Com a guerra da Ucrânia a decorrer, Dugin pode conseguir a verdadeira influência que tanto deseja sobre Vladimir Putin? Umland destaca como a “congruência óbvia entre as suas ideias e a do Kremlin” pode continuar a acentuar-se e a ajudar a tornar as suas ideias mais mainstream. Porém, o académico aponta que há ideias no passado do intelectual que o prejudicam nesse intento, como os vários elogios no passado a membros e divisões das SS nazis — não por acaso, Carrère imaginou no seu livro que Limonov tratava Dugin pela alcunha de “Dr. Goebbels”. “Há uma bagagem ideológica da qual ele não se consegue livrar tão facilmente e que é um problema para o Kremlin. Se não fosse isso, talvez ele até já estivesse numa posição muito mais próxima oficialmente do poder do que está agora”, reflete Umland.
Perante uma Rússia que justifica a sua intervenção na Ucrânia com uma “desnazificação”, é difícil ter como rosto um homem que chegou a concorrer a eleições por um partido que tinha uma foice e o martelo estilizados como a suástica na bandeira nazi (o Nacional-Bolchevique). Talvez não seja por acaso que Dugin tem multiplicado as publicações nas suas redes sociais onde elogia a “operação militar especial na Ucrânia” e afirma que “o nazismo é parte do rumo político da Ucrânia moderna” e tem de ser eliminado.

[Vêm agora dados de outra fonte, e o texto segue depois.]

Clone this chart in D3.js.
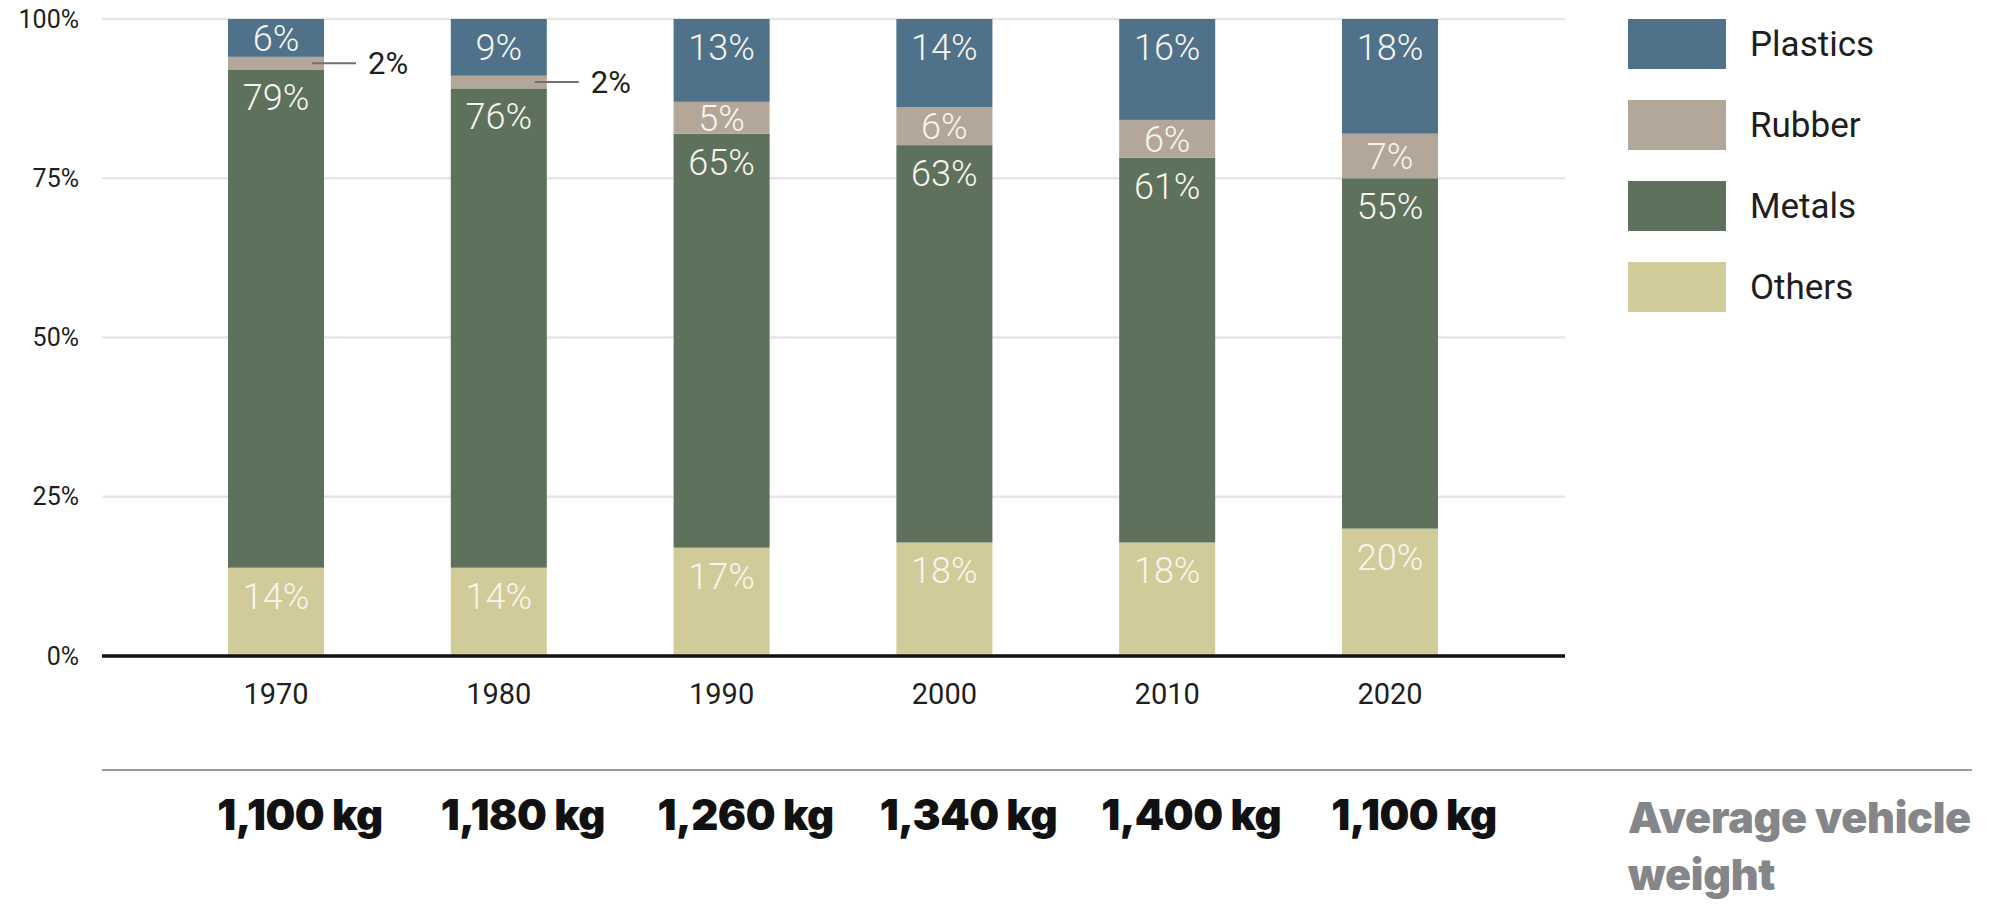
<!DOCTYPE html>
<html>
<head>
<meta charset="utf-8">
<script src="https://cdn.jsdelivr.net/npm/d3@7"></script>
<style>
  html, body { margin: 0; padding: 0; background: #fff; }
  svg { display: block; }
</style>
</head>
<body>
<div id="chart"></div>
<script>
// ---------------- data ----------------
var years = ['1970', '1980', '1990', '2000', '2010', '2020'];
var others = [14, 14, 17, 18, 18, 20];
var metals = [79, 76, 65, 63, 61, 55];
var rubber = [2, 2, 5, 6, 6, 7];
var plastics = [6, 9, 13, 14, 16, 18];
var weights = ['1,100 kg', '1,180 kg', '1,260 kg', '1,340 kg', '1,400 kg', '1,100 kg'];
var seriesNames = ['Others', 'Metals', 'Rubber', 'Plastics'];
var legendOrder = ['Plastics', 'Rubber', 'Metals', 'Others'];
var yTicks = [0, 0.25, 0.5, 0.75, 1];
var weightTitle = ['Average vehicle', 'weight'];

// ---------------- settings ----------------
var attrs = {
  width: 1995,
  height: 904,
  plotLeft: 102,
  plotRight: 1565,
  plotTop: 19,
  plotBottom: 656,
  barsLeft: 228,
  barsRight: 1438,
  font: 'Roboto, "Liberation Sans", sans-serif',
  boldFont: 'Inter, Roboto, sans-serif',
  textColor: '#1e1e1e',
  colors: {
    Plastics: '#4f7189',
    Rubber: '#b2a798',
    Metals: '#5e715d',
    Others: '#d0cb98'
  }
};

var table = years.map(function (y, i) {
  return { year: y, Others: others[i], Metals: metals[i], Rubber: rubber[i], Plastics: plastics[i], weight: weights[i] };
});

var svg = d3.select('#chart').append('svg')
  .attr('width', attrs.width)
  .attr('height', attrs.height);

var x = d3.scaleBand()
  .domain(years)
  .range([attrs.barsLeft, attrs.barsRight])
  .paddingInner(0.569)
  .paddingOuter(0);

var y = d3.scaleLinear()
  .domain([0, 1])
  .range([attrs.plotBottom, attrs.plotTop]);

// rows don't always add to 100, so normalise like the original
var stacked = d3.stack()
  .keys(seriesNames)
  .offset(d3.stackOffsetExpand)(table);

// ---------------- grid + y axis ----------------
var grid = svg.append('g').attr('class', 'grid');
grid.selectAll('line')
  .data(yTicks.filter(function (t) { return t > 0; }))
  .join('line')
  .attr('x1', attrs.plotLeft)
  .attr('x2', attrs.plotRight)
  .attr('y1', d => y(d))
  .attr('y2', d => y(d))
  .attr('stroke', '#e6e6e6')
  .attr('stroke-width', 2.5);

var yAxis = svg.append('g')
  .attr('transform', 'translate(' + attrs.plotLeft + ',0)')
  .call(d3.axisLeft(y).tickValues(yTicks).tickFormat(d3.format('.0%')).tickSize(0).tickPadding(23));
yAxis.select('.domain').remove();
yAxis.selectAll('text')
  .attr('font-family', attrs.font)
  .attr('font-size', 25)
  .attr('fill', attrs.textColor);

// ---------------- bars ----------------
var layers = svg.append('g').attr('class', 'bars')
  .selectAll('g')
  .data(stacked)
  .join('g')
  .attr('fill', d => attrs.colors[d.key]);

layers.selectAll('rect')
  .data(d => d.map(function (s) { s.key = d.key; return s; }))
  .join('rect')
  .attr('x', d => x(d.data.year))
  .attr('width', x.bandwidth())
  .attr('y', d => y(d[1]))
  .attr('height', d => y(d[0]) - y(d[1]));

// value labels: inside when there is room, pulled out with a leader line otherwise
var labels = svg.append('g').attr('class', 'labels');
stacked.forEach(function (layer) {
  layer.forEach(function (s) {
    var top = y(s[1]);
    var bottom = y(s[0]);
    var mid = (top + bottom) / 2;
    var cx = x(s.data.year) + x.bandwidth() / 2;
    var val = s.data[layer.key];
    if (bottom - top > 25) {
      labels.append('text')
        .attr('x', cx)
        .attr('y', Math.min(top + 41, mid + 13))
        .attr('text-anchor', 'middle')
        .attr('font-family', attrs.font)
        .attr('font-weight', 300)
        .attr('font-size', 36)
        .attr('fill', '#f7f5ee')
        .text(val + '%');
    } else {
      var right = x(s.data.year) + x.bandwidth();
      labels.append('line')
        .attr('x1', right - 12)
        .attr('x2', right + 32)
        .attr('y1', mid)
        .attr('y2', mid)
        .attr('stroke', '#707070')
        .attr('stroke-width', 2);
      labels.append('text')
        .attr('x', right + 44)
        .attr('y', mid + 11)
        .attr('font-family', attrs.font)
        .attr('font-size', 31)
        .attr('fill', attrs.textColor)
        .text(val + '%');
    }
  });
});

// ---------------- x axis ----------------
svg.append('line')
  .attr('x1', attrs.plotLeft)
  .attr('x2', attrs.plotRight)
  .attr('y1', attrs.plotBottom)
  .attr('y2', attrs.plotBottom)
  .attr('stroke', '#111')
  .attr('stroke-width', 3.5);

var xAxis = svg.append('g')
  .attr('transform', 'translate(0,' + attrs.plotBottom + ')')
  .call(d3.axisBottom(x).tickSize(0).tickPadding(27));
xAxis.select('.domain').remove();
xAxis.selectAll('text')
  .attr('font-family', attrs.font)
  .attr('font-size', 29)
  .attr('fill', attrs.textColor);

// ---------------- weight row ----------------
svg.append('line')
  .attr('x1', attrs.plotLeft)
  .attr('x2', 1972)
  .attr('y1', 770)
  .attr('y2', 770)
  .attr('stroke', '#9a9a9a')
  .attr('stroke-width', 2);

svg.append('g').attr('class', 'weights')
  .selectAll('text')
  .data(table)
  .join('text')
  .attr('x', d => x(d.year) + x.bandwidth() / 2 + 24)
  .attr('y', 830)
  .attr('text-anchor', 'middle')
  .attr('font-family', attrs.boldFont)
  .attr('font-weight', 900)
  .attr('font-size', 42)
  .attr('letter-spacing', -0.5)
  .attr('fill', '#111')
  .text(d => d.weight);

svg.append('g').attr('class', 'weight-title')
  .selectAll('text')
  .data(weightTitle)
  .join('text')
  .attr('x', 1628)
  .attr('y', (d, i) => 833 + i * 57)
  .attr('font-family', attrs.boldFont)
  .attr('font-weight', 900)
  .attr('font-size', 43)
  .attr('letter-spacing', -0.3)
  .attr('fill', '#85868a')
  .text(d => d);

// ---------------- legend ----------------
var legendItem = svg.append('g').attr('class', 'legend')
  .attr('transform', 'translate(1628,19)')
  .selectAll('g')
  .data(legendOrder)
  .join('g')
  .attr('transform', (d, i) => 'translate(0,' + (i * 81) + ')');

legendItem.append('rect')
  .attr('width', 98)
  .attr('height', 50)
  .attr('fill', d => attrs.colors[d]);

legendItem.append('text')
  .attr('x', 122)
  .attr('y', 25)
  .attr('dy', '0.35em')
  .attr('font-family', attrs.font)
  .attr('font-size', 35)
  .attr('fill', attrs.textColor)
  .text(d => d);
</script>
</body>
</html>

Mas o que é a verdadeira “desnazificação” para um homem que já elogiou as SS? “O estabelecimento de outra ideologia que não se baseie no princípio anti-Rússia”, esclareceu Dugin numa entrevista recente. O objetivo principal de Alexander Dugin é sempre o da revolução, de um novo mundo onde a Rússia é uma potência pura e não manchada pelo liberalismo do Ocidente.
Há alguns dias, o ideólogo descreveu as sanções do Ocidente como “um Leviatã furioso” que está a retirar à Rússia “Twitter, TikTok, Facebook, YouTube, marcas e resorts, gasodutos e sistemas de pagamentos”. Mas não lamentou: “Esta é uma nova e fundamental ronda da História russa, que nos livra de décadas de estagnação e nos coloca no caminho do nosso destino original.” Não é certo se Vladimir Putin concorda, mas o mais certo é ter ouvido falar disso.